By Andrea Peters
4 November 2016
With tensions between Washington and Moscow at their sharpest point since the Cold War, Russian President Vladimir Putin issued a lengthy critique of the United States in a speech delivered last week to the Valdai Discussion Club in Sochi. The Russian leader painted a picture of a global order destabilized by Washington’s pursuit of hegemony and its targeting of Russia. All the while, he persisted in referring to his “partners” in the West.
Putin’s remarks, which included delusional appeals to the United Nations and praise for the principle of national sovereignty, revealed both the dire situation facing Russia’s ruling elite and its inability to offer any form of progressive opposition to Washington’s war drive.
The Russian president began his comments to the assembly of policy experts, government officials, journalists and academics by declaring that since his previous appearance at the forum, “nothing has changed.”

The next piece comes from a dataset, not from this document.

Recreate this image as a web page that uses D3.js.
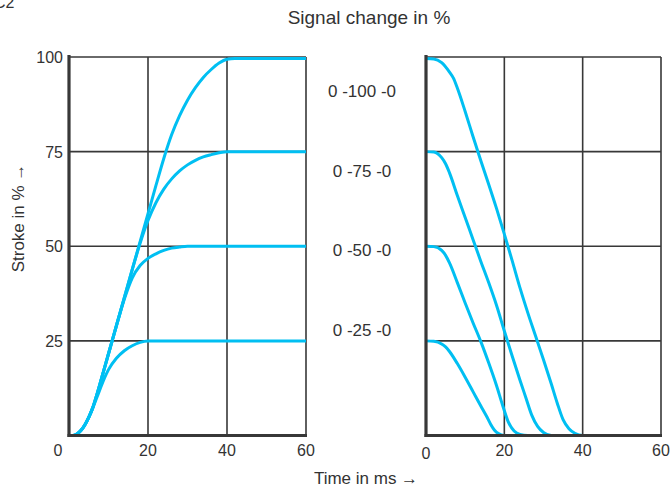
<html>
<head>
<style>
body
{
  margin:0;
  background:#fff;
}
text
{
  font-family:"Liberation Sans", Arial, sans-serif;
  fill:#333;
}
</style>
<script src="https://cdnjs.cloudflare.com/ajax/libs/d3/7.8.5/d3.min.js"></script>
</head>
<body>
<script>
// step response, stroke 0 -> x (left panel)
var rise25 = [[0,0],[1,0],[2,0.4],[3,1.3],[4,2.8],[5,4.8],[6,7.2],[7,9.9],[8,12.6],[9,15.2],[10,17.4],[12,20.4],[14,22.4],[16,23.7],[18,24.6],[20,25],[60,25]];
var rise50 = [[0,0],[1,0],[2,0.4],[3,1.3],[4,2.8],[5,4.8],[6,7.3],[7,10.6],[8,14.2],[10,21.6],[12,29],[14,36],[16,41.6],[18,44.9],[20,46.8],[22,48],[24,48.9],[26,49.5],[28,49.8],[30,50],[60,50]];
var rise75 = [[0,0],[1,0],[2,0.4],[3,1.3],[4,2.8],[5,4.8],[6,7.3],[7,10.6],[8,14.2],[10,21.6],[12,29],[14,36.4],[16,43.8],[18,50.8],[20,56.8],[22,61.5],[24,65.1],[26,67.8],[28,69.9],[30,71.5],[32,72.7],[34,73.6],[36,74.2],[38,74.7],[40,75],[60,75]];
var rise100 = [[0,0],[1,0],[2,0.4],[3,1.3],[4,2.8],[5,4.8],[6,7.3],[7,10.6],[8,14.2],[10,21.6],[12,29],[14,36.4],[16,43.8],[18,51.2],[20,58.6],[22,66],[24,73.2],[26,79.5],[28,84.5],[30,88.6],[32,91.9],[34,94.6],[36,96.7],[38,98.4],[40,99.4],[42,99.6],[60,99.6]];

// return x -> 0 (right panel)
var fall25 = [[0,25],[2,24.9],[4,24.2],[5,23.4],[6,22.2],[8,19],[10,15.4],[12,11.6],[14,7.8],[15.5,5],[16.5,3],[17.5,1.4],[18.5,0.5],[20,0],[40,0]];
var fall50 = [[0,50],[2,49.9],[4,48.9],[5,47.6],[6,45.6],[8,40.4],[10,35],[12,29.8],[14,24.8],[16,19.2],[18,13.2],[19.5,8.2],[21,3.6],[22.5,1.2],[24,0.3],[26,0],[45,0]];
var fall75 = [[0,75],[2,74.9],[4,73.4],[5,71.8],[6,69.4],[8,63.4],[10,57.6],[12,51.8],[14,46],[16,40.4],[18,34.4],[20,27.6],[22,21],[24,14.6],[25.5,10],[27,5.4],[28.5,2.4],[30,0.8],[32,0],[45,0]];
var fall100 = [[0,99.6],[2,99.5],[4,98.5],[6,96],[7,94.4],[8,91.8],[10,85.6],[12,79],[14,72.6],[16,66.4],[18,60],[20,53.2],[22,46.2],[24,39],[26,32.4],[28,26.2],[30,20],[32,13.6],[33.5,8.6],[35,4.2],[36.5,1.8],[38,0.6],[40,0],[48,0]];

var riseSeries = [rise25, rise50, rise75, rise100];
var fallSeries = [fall25, fall50, fall75, fall100];

var xTicks = [20, 40, 60];
var yTicks = [25, 50, 75, 100];
var midLabels = ["0 -100 -0", "0 -75 -0", "0 -50 -0", "0 -25 -0"];
var midLabelY = [91, 70, 49, 28]; // stroke level the label sits beside

var W = 671, H = 487;
var svg = d3.select("body").append("svg")
  .attr("width", W)
  .attr("height", H);

var y = d3.scaleLinear().domain([0, 100]).range([435.5, 57]);
var xL = d3.scaleLinear().domain([0, 60]).range([69, 306]);
var xR = d3.scaleLinear().domain([0, 60]).range([426, 661]);

var gridColor = "#383838";
var blue = "#00bff2";

function panel(x, series)
{
  var g = svg.append("g");

  // vertical grid
  g.selectAll(".vg").data(xTicks).enter().append("line")
    .attr("x1", function(d){ return x(d); })
    .attr("x2", function(d){ return x(d); })
    .attr("y1", y(100))
    .attr("y2", y(0))
    .style("stroke", gridColor)
    .style("stroke-width", 1.6);

  // horizontal grid
  g.selectAll(".hg").data(yTicks).enter().append("line")
    .attr("x1", x(0))
    .attr("x2", x(60))
    .attr("y1", function(d){ return y(d); })
    .attr("y2", function(d){ return y(d); })
    .style("stroke", gridColor)
    .style("stroke-width", 1.6);

  var line = d3.line()
    .x(function(d){ return x(d[0]); })
    .y(function(d){ return y(d[1]); })
    .curve(d3.curveMonotoneX);

  g.selectAll(".curve").data(series).enter().append("path")
    .attr("d", line)
    .style("fill", "none")
    .style("stroke", blue)
    .style("stroke-width", 3)
    .style("stroke-linejoin", "round");

  // heavy axis lines
  g.append("line")
    .attr("x1", x(0)).attr("x2", x(0))
    .attr("y1", y(100) - 2).attr("y2", y(0) + 1.5)
    .style("stroke", gridColor)
    .style("stroke-width", 3.2);
  g.append("line")
    .attr("x1", x(0) - 1.5).attr("x2", x(60) + 1)
    .attr("y1", y(0)).attr("y2", y(0))
    .style("stroke", gridColor)
    .style("stroke-width", 3.2);

  // x tick labels
  g.selectAll(".xt").data(xTicks).enter().append("text")
    .attr("x", function(d){ return x(d); })
    .attr("y", y(0) + 20)
    .attr("text-anchor", "middle")
    .style("font-size", "16px")
    .text(function(d){ return d; });

  return g;
}

var gl = panel(xL, riseSeries);
var gr = panel(xR, fallSeries);

// the two zero labels
gl.append("text")
  .attr("x", xL(0) - 11)
  .attr("y", y(0) + 20)
  .attr("text-anchor", "middle")
  .style("font-size", "16px")
  .text("0");
gr.append("text")
  .attr("x", xR(0))
  .attr("y", y(0) + 23)
  .attr("text-anchor", "middle")
  .style("font-size", "16px")
  .text("0");

// y tick labels, left panel only
gl.selectAll(".yt").data(yTicks).enter().append("text")
  .attr("x", xL(0) - 6)
  .attr("y", function(d){ return y(d) + 6; })
  .attr("text-anchor", "end")
  .style("font-size", "16px")
  .text(function(d){ return d; });

// labels between the panels
svg.selectAll(".mid").data(midLabels).enter().append("text")
  .attr("x", 362)
  .attr("y", function(d, i){ return y(midLabelY[i]) + 6; })
  .attr("text-anchor", "middle")
  .style("font-size", "17px")
  .text(function(d){ return d; });

svg.append("text")
  .attr("x", 369)
  .attr("y", 24)
  .attr("text-anchor", "middle")
  .style("font-size", "19px")
  .text("Signal change in %");

svg.append("text")
  .attr("x", 366)
  .attr("y", 484)
  .attr("text-anchor", "middle")
  .style("font-size", "17px")
  .text("Time in ms \u2192");

svg.append("text")
  .attr("transform", "translate(24,218) rotate(-90)")
  .attr("text-anchor", "middle")
  .style("font-size", "17px")
  .text("Stroke in % \u2192");

svg.append("text")
  .attr("x", -6)
  .attr("y", 8)
  .style("font-size", "16px")
  .text("C2");
</script>
</body>
</html>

While making no direct reference to the dissolution of the Soviet Union, much less the role played by the social forces he represents in restoring capitalist market relations, Putin found himself compelled to make reference to the consequences of that event. “Some countries saw themselves as victors in the Cold War,” he complained. They attempted “to bring the entire world under the spread of their own organizations, norms and rules,” and “chose the road of globalization and security for their own beloved selves.”
This entailed “airstrikes in the center of Europe, against Belgrade,” Putin continued. He characterized the 1999 US-led Kosovo war as a criminal operation that paved the way for violations of international law that were to come in Afghanistan, Iraq and Libya.
The Russian president went on to charge Washington with creating and arming terrorist groups that have plunged the world into “chaos.” The US is engaging in a “dangerous game” of continuing to supply and train these forces, he added.
He pointed to the hypocrisy of American policy makers, saying, “If the powers that be today find some standard or norm to their advantage, they force everyone else to comply. But if tomorrow these same standards get in their way, they are swift to throw them in the bin, declare them obsolete, and set or try to set new rules.”
Despite his “personal agreements” with President Barack Obama, Putin lamented, “There were people in Washington ready to do everything possible to prevent these agreements from being implemented in practice.”